To select from his achievements feels invidious, but a few feats capture him best. In 2001-02, he went 1,241 minutes - nearly 21 hours - between Test dismissals. Two years later, he made centuries in five successive Tests, one short of Don Bradman's record. Depicted by some, at times fairly, as a reluctant bowler, he finished the England tour with 555 international wickets, to say nothing of 319 catches.
Short but intensive preparation has been vital to these insatiable performances. "The key," he explains, "is to treat every ball you bowl or face as if it's the real thing. With that intensity you can do your preparation in 20 balls rather than an hour or two. I learned a long time ago that physical preparation for international cricket takes place a long time before the match. It's mental preparation that counts on the eve of the match.
"I've never had to question my motivation, never questioned the reason I go to work every day. I stay fresh by getting as far away from cricket as possible between tours and games. I don't watch any cricket and I certainly don't talk about it."
His escape to private life is easier in Cape Town than it would be if home were Kolkata or Mumbai. "I prefer to play golf than watch cricket," he admits. "I do whatever I can to make the game feel fresh again the next time I play." And his willingness to muck in was exemplified when, as part of a team- bonding exercise before the England tour, Kallis - who loathes heights - jumped ten feet into an Alpine lake.

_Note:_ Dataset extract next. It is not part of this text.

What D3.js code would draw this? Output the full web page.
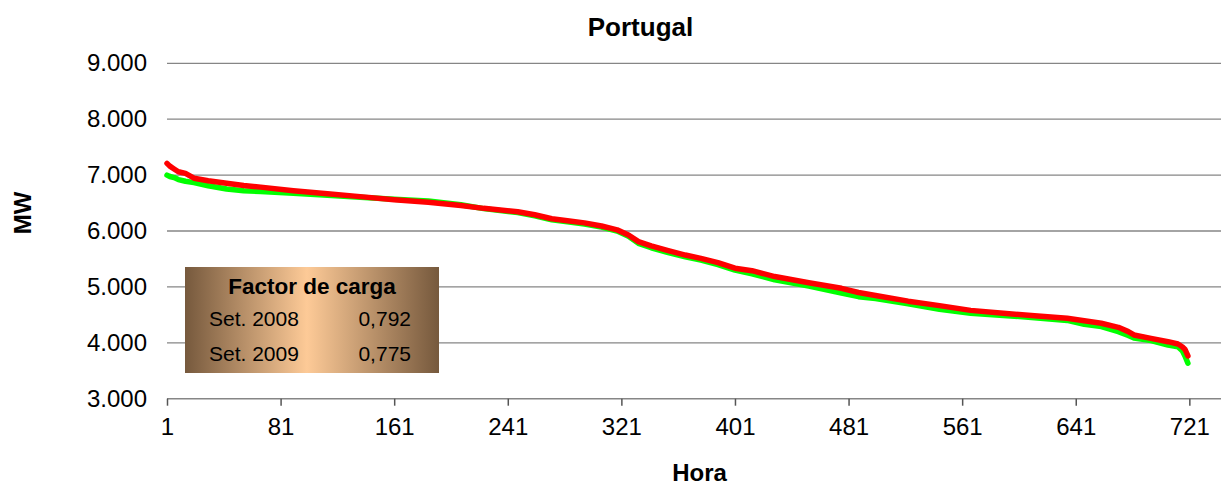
<!DOCTYPE html>
<html>
<head>
<meta charset="utf-8">
<script src="https://cdn.jsdelivr.net/npm/d3@7"></script>
<style>
  body { margin: 0; background: #fff; }
  text { font-family: "Liberation Sans", Arial, sans-serif; fill: #000; }
</style>
</head>
<body>
<svg id="chart" width="1221" height="486"></svg>
<script>
// curva de carga ordenada - Portugal, Setembro
var horas = [1, 3, 6, 9, 14, 20, 30, 43, 55, 67, 90, 114, 137, 161, 185, 208, 224, 248, 260, 272,
             283, 295, 307, 318, 326, 333, 342, 354, 366, 377, 389, 401, 413, 429, 453, 476, 488, 500,
             523, 545, 567, 590, 612, 635, 647, 659, 671, 678, 682, 694, 706, 713, 716, 718, 720];

var set2008 = [7210, 7160, 7110, 7060, 7030, 6945, 6900, 6855, 6815, 6785, 6720, 6665, 6615, 6560, 6513, 6455, 6405, 6345, 6290, 6220,
               6185, 6145, 6090, 6020, 5930, 5810, 5735, 5650, 5570, 5510, 5435, 5335, 5290, 5185, 5075, 4975, 4900, 4845,
               4745, 4665, 4580, 4530, 4482, 4438, 4395, 4350, 4277, 4200, 4140, 4080, 4020, 3978, 3930, 3880, 3765];

var set2009 = [7000, 6975, 6955, 6920, 6890, 6865, 6810, 6750, 6720, 6705, 6675, 6640, 6605, 6568, 6535, 6470, 6400, 6330, 6270, 6200,
               6165, 6125, 6070, 6000, 5905, 5780, 5700, 5615, 5540, 5480, 5400, 5300, 5235, 5125, 5016, 4890, 4825, 4790,
               4700, 4600, 4530, 4490, 4450, 4400, 4330, 4290, 4200, 4130, 4085, 4040, 3960, 3930, 3860, 3760, 3635];

var xTicks = [1, 81, 161, 241, 321, 401, 481, 561, 641, 721];
var yTicks = [3000, 4000, 5000, 6000, 7000, 8000, 9000];

var factorLabels = ["Set. 2008", "Set. 2009"];
var factorValues = ["0,792", "0,775"];

var svg = d3.select("#chart");

var x = d3.scaleLinear().domain([1, 744]).range([167, 1222]);
var y = d3.scaleLinear().domain([3000, 9000]).range([398.7, 63.3]);

var pt = d3.formatLocale({decimal: ",", thousands: ".", grouping: [3], currency: ["", " €"]});
var fmt = pt.format(",.0f");

// grelha horizontal
svg.append("g")
  .selectAll("line")
  .data(yTicks.filter(function(d) { return d > 3000; }))
  .join("line")
  .attr("x1", x(1)).attr("x2", 1221)
  .attr("y1", function(d) { return y(d); })
  .attr("y2", function(d) { return y(d); })
  .attr("stroke", "#868686")
  .attr("stroke-width", 1.3);

// eixo y (so etiquetas)
var yAxis = svg.append("g")
  .attr("transform", "translate(" + x(1) + ",0)")
  .call(d3.axisLeft(y).tickValues(yTicks).tickFormat(fmt).tickSize(0).tickPadding(20));
yAxis.select(".domain").remove();
yAxis.selectAll("text")
  .style("font-size", "24px")
  .style("font-family", "Liberation Sans, Arial, sans-serif");

// eixo x
var xAxis = svg.append("g")
  .attr("transform", "translate(0," + y(3000) + ")")
  .call(d3.axisBottom(x).tickValues(xTicks).tickFormat(d3.format("d")).tickSize(7).tickPadding(12).tickSizeOuter(0));
xAxis.select(".domain").attr("stroke", "#868686").attr("stroke-width", 1.5)
  .attr("d", "M" + x(1) + ",0H1221");
xAxis.selectAll(".tick line").attr("stroke", "#555").attr("stroke-width", 1.5);
xAxis.selectAll("text")
  .style("font-size", "24px")
  .style("font-family", "Liberation Sans, Arial, sans-serif");

// linhas
var line = d3.line()
  .x(function(d) { return x(d[0]); })
  .y(function(d) { return y(d[1]); });

svg.append("path")
  .datum(d3.zip(horas, set2009))
  .attr("d", line)
  .attr("fill", "none")
  .attr("stroke", "#00ff00")
  .attr("stroke-width", 5.5)
  .attr("stroke-linejoin", "round")
  .attr("stroke-linecap", "round");

svg.append("path")
  .datum(d3.zip(horas, set2008))
  .attr("d", line)
  .attr("fill", "none")
  .attr("stroke", "#ff0000")
  .attr("stroke-width", 5.5)
  .attr("stroke-linejoin", "round")
  .attr("stroke-linecap", "round");

// titulos
svg.append("text")
  .attr("x", 640.5).attr("y", 36)
  .attr("text-anchor", "middle")
  .style("font-size", "26px").style("font-weight", "bold")
  .text("Portugal");

svg.append("text")
  .attr("x", 699.5).attr("y", 481)
  .attr("text-anchor", "middle")
  .style("font-size", "24px").style("font-weight", "bold")
  .text("Hora");

svg.append("text")
  .attr("transform", "translate(31,213) rotate(-90)")
  .attr("text-anchor", "middle")
  .style("font-size", "24px").style("font-weight", "bold")
  .text("MW");

// caixa factor de carga
var defs = svg.append("defs");
var grad = defs.append("linearGradient").attr("id", "bronze")
  .attr("x1", "0%").attr("x2", "100%").attr("y1", "0%").attr("y2", "0%");
grad.append("stop").attr("offset", "0%").attr("stop-color", "#76593d");
grad.append("stop").attr("offset", "48%").attr("stop-color", "#fdca97");
grad.append("stop").attr("offset", "100%").attr("stop-color", "#76593d");

var box = svg.append("g").attr("transform", "translate(185,267)");
box.append("rect")
  .attr("width", 254).attr("height", 106)
  .attr("fill", "url(#bronze)");
box.append("text")
  .attr("x", 127).attr("y", 26.5)
  .attr("text-anchor", "middle")
  .style("font-size", "22.5px").style("font-weight", "bold")
  .text("Factor de carga");

box.selectAll("text.lbl")
  .data(factorLabels)
  .join("text")
  .attr("class", "lbl")
  .attr("x", 24)
  .attr("y", function(d, i) { return 59 + i * 34.7; })
  .style("font-size", "21px")
  .text(function(d) { return d; });

box.selectAll("text.val")
  .data(factorValues)
  .join("text")
  .attr("class", "val")
  .attr("x", 226)
  .attr("y", function(d, i) { return 59 + i * 34.7; })
  .attr("text-anchor", "end")
  .style("font-size", "21px")
  .text(function(d) { return d; });
</script>
</body>
</html>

How much longer Kallis will devote to the game is, inevitably, uncertain. The calamitous ending to the career of Mark Boucher, his close friend, gave him reason to consider his future early in the England tour. But Gary Kirsten, long a team-mate and now the national coach, has a plan. After managing Sachin Tendulkar's cricketing autumn while coaching India, Kirsten hoped he could persuade Kallis to play at the 2015 World Cup. It would be a record- equalling sixth, and he would be 39. Whenever he does decide to call it a day, cricket will have lost a true phenomenon.